Last weekend, while sitting at a poker table, I was one seat away from an older gentleman who I’ve played poker with in the past. At some point the topic got around to health care, and this gentleman complained that he’d had an aneurysm, spend only one night in the hospital, and the bill came to around $39,000. I told him he was lucky on many fronts, and that a bill that low was actually pretty lucky.


sasint / Pixabay

I find that there are misconceptions about health care and the fees that, in some cases, aren’t in line with reality. In other cases I fully comprehend the distress of patients. In this instance I had to take the hospital’s side.

A comparison of the cost of his procedure in the central New York area as opposed to being in the metropolitan New York City area is at least 4 to 1, possibly more. But that’s not really the point.

In the past, having an aneurysm would have been a multiple day stay in the hospital. Based on today’s rates, you’re possibly talking $25,000 right there in a major city hospital just to lay in a hospital bed. In the past, he wouldn’t have had some of the equipment we have today, which means an operation of the sort he had to have would have been more dangerous, with less chance of success. In the past, he wouldn’t have been given the types of medications we have today, which would have meant the possibility of more complications and less comfort.

Also, it was an emergent situation, and his life was saved… in a few hours, and he was back home the next day. My mother had a heart attack and was home in 3 days. Both of those are amazing when compared to the past.

Let’s talk about the costs of having an operation in a hospital.

Before anything begins, one has to do pre-admission testing, which will end up on the same bill as your operation; that’s law. Next, the room has to be cleaned, which means sterilized, and there are specific procedures that must be adhered to. You don’t just pull out the Spic and Span to do the job; it’s quite thorough.

Next, there are fixed costs that aren’t allowed to show up on your hospital bill; sheets, gowns, gloves, needles, syringes, poles, scalpels, bags, swabs, saline, etc. That stuff adds up, but there’s more.

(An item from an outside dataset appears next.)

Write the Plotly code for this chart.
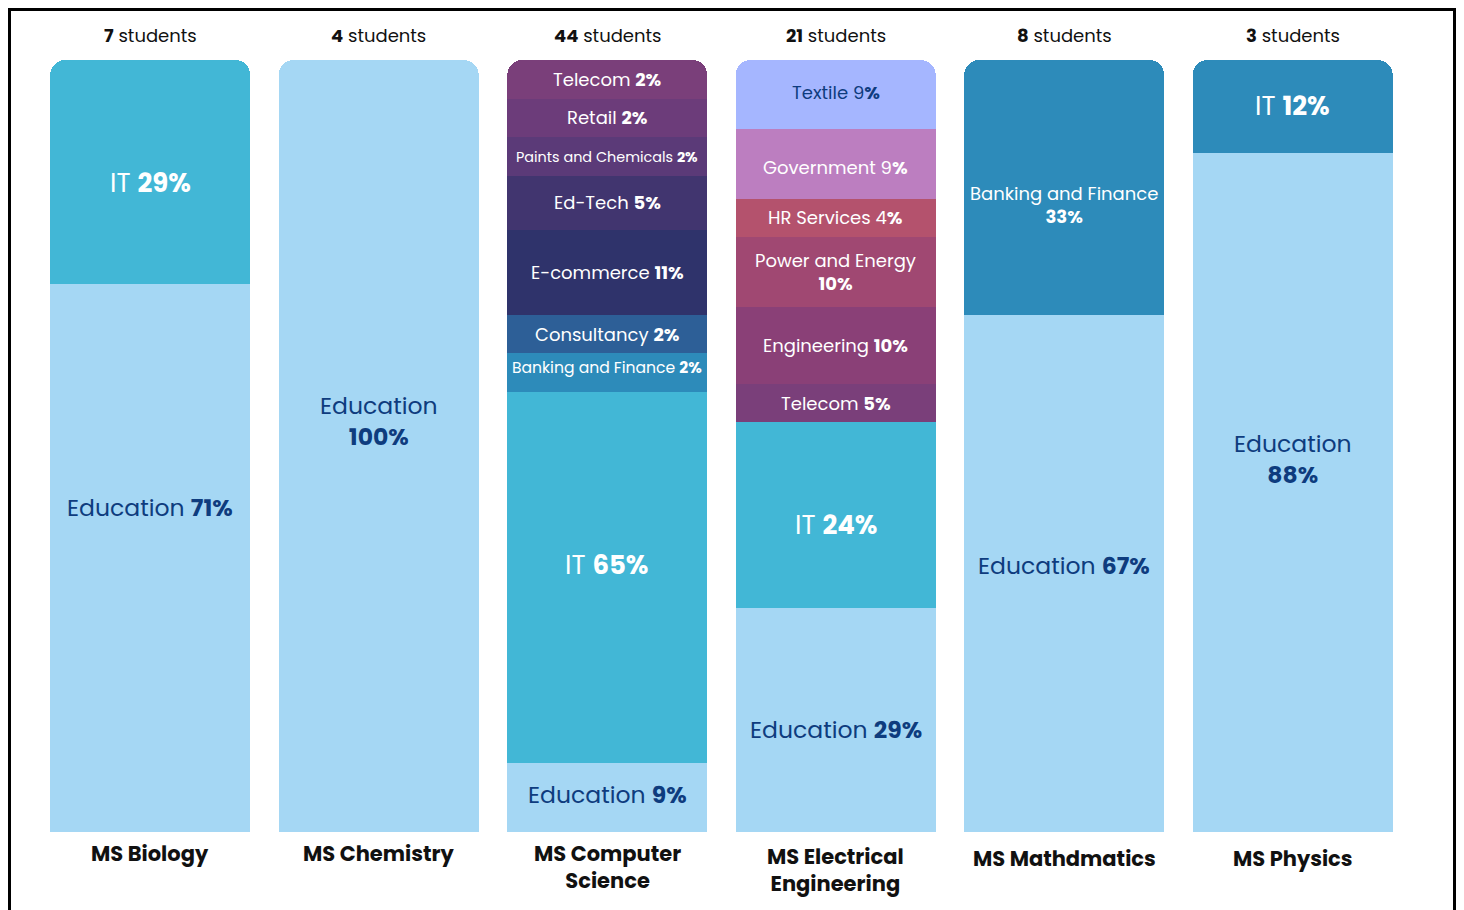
import plotly.graph_objects as go

# ---------------- data ----------------
programs = ["MS Biology", "MS Chemistry", "MS Computer<br>Science",
            "MS Electrical<br>Engineering", "MS Mathdmatics", "MS Physics"]
students = [7, 4, 44, 21, 8, 3]

# segments listed bottom -> top; "share" = drawn height (%), "label" = printed percentage
bio_sectors = ["Education", "IT"]
bio_share = [71, 29]
bio_label = ["71", "29"]

chem_sectors = ["Education"]
chem_share = [100]
chem_label = ["100"]

cs_sectors = ["Education", "IT", "Banking and Finance", "Consultancy", "E-commerce",
              "Ed-Tech", "Paints and Chemicals", "Retail", "Telecom"]
cs_share = [9, 48, 5, 5, 11, 7, 5, 5, 5]
cs_label = ["9", "65", "2", "2", "11", "5", "2", "2", "2"]

ee_sectors = ["Education", "IT", "Telecom", "Engineering", "Power and Energy",
              "HR Services", "Government", "Textile"]
ee_share = [29, 24.1, 4.9, 10, 9.1, 4.9, 9.1, 8.9]
ee_label = ["29", "24", "5", "10", "10", "4", "9", "9"]

math_sectors = ["Education", "Banking and Finance"]
math_share = [67, 33]
math_label = ["67", "33"]

phys_sectors = ["Education", "IT"]
phys_share = [88, 12]
phys_label = ["88", "12"]

stacks = [
    (bio_sectors, bio_share, bio_label),
    (chem_sectors, chem_share, chem_label),
    (cs_sectors, cs_share, cs_label),
    (ee_sectors, ee_share, ee_label),
    (math_sectors, math_share, math_label),
    (phys_sectors, phys_share, phys_label),
]

# ---------------- styles ----------------
FONT = "Poppins, 'Open Sans', 'Noto Sans', sans-serif"
NAVY = "#0E3C7E"
colors = {
    "Education": "#A5D7F4", "IT": "#42B7D6", "Banking and Finance": "#2D8BBA",
    "Consultancy": "#2D5F97", "E-commerce": "#2F336B", "Ed-Tech": "#41356F",
    "Paints and Chemicals": "#5B3A78", "Retail": "#6C3C7A", "Telecom": "#7A3F7A",
    "Textile": "#A5B6FF", "Government": "#BC7EC0", "HR Services": "#B4526D",
    "Power and Energy": "#A04872", "Engineering": "#8A4077",
}
color_override = {(5, "IT"): "#2D8BBA"}
dark_text = {"Education", "Textile"}
two_line = {(1, "Education"), (3, "Power and Energy"), (4, "Banking and Finance"), (5, "Education")}
plain_number = {(3, "Textile"), (3, "Government"), (3, "HR Services")}
big_font = {"Education": 23.5, "IT": 26}
small_font = {(2, "Paints and Chemicals"): 14.4, (2, "Banking and Finance"): 15.6}
nudge = {(0, "IT"): -11, (0, "Education"): 50, (1, "Education"): 25, (2, "IT"): 12,
         (2, "Banking and Finance"): 5, (2, "Education"): 3, (3, "IT"): -10, (3, "Education"): -9,
         (3, "Government"): -4, (3, "Textile"): 2, (4, "Banking and Finance"): -18,
         (4, "Education"): 8, (5, "Education"): 33}
cat_shift = [-5, -5, -5, -8, -10, -10]

# page body has an 8px margin, so the figure is 8px smaller than the window
W, H = 1456, 902
ML, MR, MT, MB = 28, 57, 52, 78

fig = go.Figure()
nlev = max(len(s[0]) for s in stacks)
for lev in range(nlev):
    ys, cols = [], []
    for i, (sec, sh, lb) in enumerate(stacks):
        if lev < len(sec):
            ys.append(sh[lev])
            cols.append(color_override.get((i, sec[lev]), colors[sec[lev]]))
        else:
            ys.append(None)
            cols.append("rgba(0,0,0,0)")
    fig.add_trace(go.Bar(x=list(range(len(programs))), y=ys,
                         marker=dict(color=cols, line=dict(width=0)),
                         width=0.875, hoverinfo="skip", showlegend=False))

annotations = []
for i, (sec, sh, lb) in enumerate(stacks):
    base = 0
    for s, v, p in zip(sec, sh, lb):
        mid = base + v / 2
        base += v
        key = (i, s)
        if key in plain_number:
            pct = f"{p}<b>%</b>"
        else:
            pct = f"<b>{p}%</b>"
        sep = "<br>" if key in two_line else " "
        size = small_font.get(key, big_font.get(s, 18))
        annotations.append(dict(
            x=i, y=mid, xref="x", yref="y", text=f"{s}{sep}{pct}", showarrow=False,
            yshift=nudge.get(key, 0),
            font=dict(family=FONT, size=size, color=NAVY if s in dark_text else "white")))
    # header
    annotations.append(dict(x=i, y=1, xref="x", yref="paper", text=f"<b>{students[i]}</b> students",
                            showarrow=False, yanchor="middle", yshift=25,
                            font=dict(family=FONT, size=18, color="#111111")))
    # category label
    annotations.append(dict(x=i, y=0, xref="x", yref="paper", text=f"<b>{programs[i]}</b>",
                            showarrow=False, yanchor="top", yshift=cat_shift[i],
                            font=dict(family=FONT, size=21, color="#111111")))

pw, ph = W - ML - MR, H - MT - MB
def px_x(v):
    return (v - ML) / pw
def px_y(v):
    return (H - MB - v) / ph

fig.update_layout(
    width=W, height=H,
    margin=dict(l=ML, r=MR, t=MT, b=MB),
    paper_bgcolor="white", plot_bgcolor="white",
    barmode="stack", barcornerradius=15,
    xaxis=dict(range=[-0.5, 5.5], visible=False, fixedrange=True),
    yaxis=dict(range=[0, 100], visible=False, fixedrange=True),
    annotations=annotations,
    shapes=[dict(type="rect", xref="paper", yref="paper",
                 x0=px_x(1.5), x1=px_x(1446.5), y0=px_y(930), y1=px_y(1.5),
                 line=dict(color="black", width=3), fillcolor="rgba(0,0,0,0)", layer="above")],
)

fig.write_html("out.html")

Equipment can’t be charged for; items that are considered non-sterile can’t be charged for. Hospitals can charge for procedures, and supplies that are specific to the procedure. This means many dollars are built into trying to recoup the cost of purchasing and maintaining hospital equipment. Add in the electrical costs, recording equipment, documentation equipment, computers, and all the people who have to be in the room, such as nurses and monitor techs, whose services can’t be separately charged. Anesthesiologists can bill you; sorry about that. 🙂


ulleo / Pixabay

Next we have supplies that will “possibly” be used in a patient. Each doctor has their favorites on items they choose based on the severity of what’s wrong with the patient, which sometimes is unknown until the surgery has begun. In some cases the prices can vary drastically.

Take pacemakers; the price of pacemakers can run from a couple thousand up to close to $100,000, depending on maker, type, etc. Depending on the patient’s need, the physician might have to go into an operation with more than one. If the item that’s put into a body doesn’t work properly, the hospital often has to eat the cost of the item. If it’s defective, sometimes you can return item to the vendors, but not always. There are some items where the hospital can legally bill you for their usage, even if they really weren’t able to use it, such as screws during a knee operation, but not every supply item, especially big ticket items, follow that same rule.

After the operation, you get wheeled into a recovery area, where hospitals capture the cost but will never get reimbursed for the time. Therefore, whether you take thirty minutes or two hours to come out of anesthesia, and there are no complications, the hospital won’t be paid. Yet, nurses must monitor you with all sorts of equipment, and of course the time. If you’re an outpatient and you need to stay longer, up to 24 hours, without specific complications, the hospital gets nothing.

Finally, at least a month after you’ve been discharged and your bill has been paid (if the hospital is lucky to get paid in a month by your insurance company), if the hospital gets paid at least 40% for what was charged for your operation it considers itself lucky, since payments are based on diagnosis and procedure codes. In other words, a bill that was $39,000 doesn’t mean the hospital necessarily got anything close to that.

Sometimes the payment rate is only 10% of what the hospitals costs were for some procesures; the overall total bill of the operation, in many cases, is meaningless. There are negotiated rates, and hospitals are getting killed often. The only people who suffer are self pay patients; luckily there are ways to help patients who qualify for assistance pay their bills, along with specific discounts in most states.

That’s something to think about. This doesn’t give hospitals that are either intentionally or unintentionally overcharging patients any excuse for getting it wrong. At least now you know part of what makes health care a totally different business than any other. Can you imagine a car dealer accepting 40% of the cost of a new car, or a contractor accepting 40% for building you a house?

But give your hospitals some space; they’re doing what they need to do, for the most part, in order to survive.